Understanding MySQL 8.0 caching_sha2_password Authentication and RSA Key Usage
The article explains how MySQL 8.0's caching_sha2_password authentication plugin works, its caching mechanism, advantages, limitations, and how to generate, view, and use RSA key pairs for secure password exchange in encrypted or RSA‑based non‑encrypted connections.
When using MySQL 8.0.15 replication, the I/O thread may remain in the connecting state if the replication user relies on the caching_sha2_password authentication plugin but the master is not configured with master_ssl=1 , causing a non‑encrypted connection without RSA key configuration.
1. caching_sha2_password plugin
1.1 Purpose: Implements SHA‑256 based authentication.

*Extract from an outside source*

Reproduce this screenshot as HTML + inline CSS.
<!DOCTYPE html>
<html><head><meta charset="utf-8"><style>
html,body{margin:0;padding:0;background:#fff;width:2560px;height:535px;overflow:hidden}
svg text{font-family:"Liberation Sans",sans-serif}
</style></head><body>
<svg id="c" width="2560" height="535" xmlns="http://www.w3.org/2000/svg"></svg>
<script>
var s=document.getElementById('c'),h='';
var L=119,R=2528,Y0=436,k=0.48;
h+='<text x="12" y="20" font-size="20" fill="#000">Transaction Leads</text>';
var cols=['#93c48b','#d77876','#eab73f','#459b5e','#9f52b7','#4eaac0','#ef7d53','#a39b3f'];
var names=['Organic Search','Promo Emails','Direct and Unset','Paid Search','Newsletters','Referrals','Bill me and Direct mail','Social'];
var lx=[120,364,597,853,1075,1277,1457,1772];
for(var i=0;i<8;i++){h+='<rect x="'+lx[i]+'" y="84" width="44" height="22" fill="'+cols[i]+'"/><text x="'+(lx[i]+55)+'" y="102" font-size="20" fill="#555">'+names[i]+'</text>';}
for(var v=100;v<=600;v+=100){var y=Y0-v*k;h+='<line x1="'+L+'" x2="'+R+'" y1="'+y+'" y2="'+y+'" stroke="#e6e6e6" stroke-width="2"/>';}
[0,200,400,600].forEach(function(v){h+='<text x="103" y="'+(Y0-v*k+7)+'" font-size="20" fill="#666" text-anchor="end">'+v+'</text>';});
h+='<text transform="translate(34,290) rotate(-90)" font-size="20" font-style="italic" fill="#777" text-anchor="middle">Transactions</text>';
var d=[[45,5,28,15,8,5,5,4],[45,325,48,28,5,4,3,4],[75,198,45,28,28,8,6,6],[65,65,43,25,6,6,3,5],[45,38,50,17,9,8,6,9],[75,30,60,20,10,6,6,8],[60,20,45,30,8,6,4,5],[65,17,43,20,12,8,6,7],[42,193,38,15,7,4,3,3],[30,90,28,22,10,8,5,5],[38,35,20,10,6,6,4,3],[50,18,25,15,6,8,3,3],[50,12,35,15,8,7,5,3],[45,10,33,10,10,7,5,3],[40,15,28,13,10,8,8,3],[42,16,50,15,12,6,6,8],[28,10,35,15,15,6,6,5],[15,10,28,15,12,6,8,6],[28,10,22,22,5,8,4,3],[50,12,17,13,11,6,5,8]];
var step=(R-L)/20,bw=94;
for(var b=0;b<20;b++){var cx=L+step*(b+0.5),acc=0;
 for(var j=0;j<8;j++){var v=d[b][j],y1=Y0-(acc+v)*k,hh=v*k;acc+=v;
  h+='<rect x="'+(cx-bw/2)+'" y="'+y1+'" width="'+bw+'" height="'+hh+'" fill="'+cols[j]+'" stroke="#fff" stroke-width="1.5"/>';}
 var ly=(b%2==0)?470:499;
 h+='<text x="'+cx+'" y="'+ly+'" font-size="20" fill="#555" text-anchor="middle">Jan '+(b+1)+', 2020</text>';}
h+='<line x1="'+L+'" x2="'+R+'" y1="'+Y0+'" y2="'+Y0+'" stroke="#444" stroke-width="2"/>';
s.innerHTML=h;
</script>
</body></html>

1.2 How it works: The plugin caches a hash of the username and password; on subsequent connections it matches against the cache for fast authentication, otherwise it validates against the mysql.user table and creates a new cache entry.
1.3 Advantages over sha256_password: Faster second‑login authentication due to server‑side caching, supports RSA‑based password exchange regardless of the SSL library, and works with Unix socket and shared‑memory clients.
1.4 Cache management: Cache entries are cleared when a user is dropped, renamed, password changed, or authentication method altered; FLUSH PRIVILEGES clears all entries; the cache is also cleared on server shutdown.
1.5 Limitations: Users authenticated with caching_sha2_password must connect either via an encrypted SSL/TLS connection or via a non‑encrypted connection that supports RSA key‑based password exchange.
2. Using RSA key pairs with caching_sha2_password
2.1 Key generation: Automatic generation is enabled by default through the caching_sha2_password_auto_generate_rsa_keys variable, which creates a public/private RSA pair at server startup. Manual generation can be performed with mysql_ssl_rsa_setup to create SSL certificates and RSA keys in a specified directory.
2.2 Viewing the RSA public key: The server variable Caching_sha2_password_rsa_public_key reveals the RSA public key used by the authentication plugin.
2.3 Usage considerations: Clients that possess the server's RSA public key can perform RSA‑based password exchange. By default the server does not send the RSA public key; clients must either copy the key file from the server or request the key during connection. Copying avoids extra network round‑trips and is marginally more secure, while requesting the key is more convenient when network security is assured.
2.4 Command‑line client options: To use a copied RSA public key, specify --server-public-key-path on the client command line. To request the key from the server, use --get-server-public-key . The former option is generally preferred over the latter.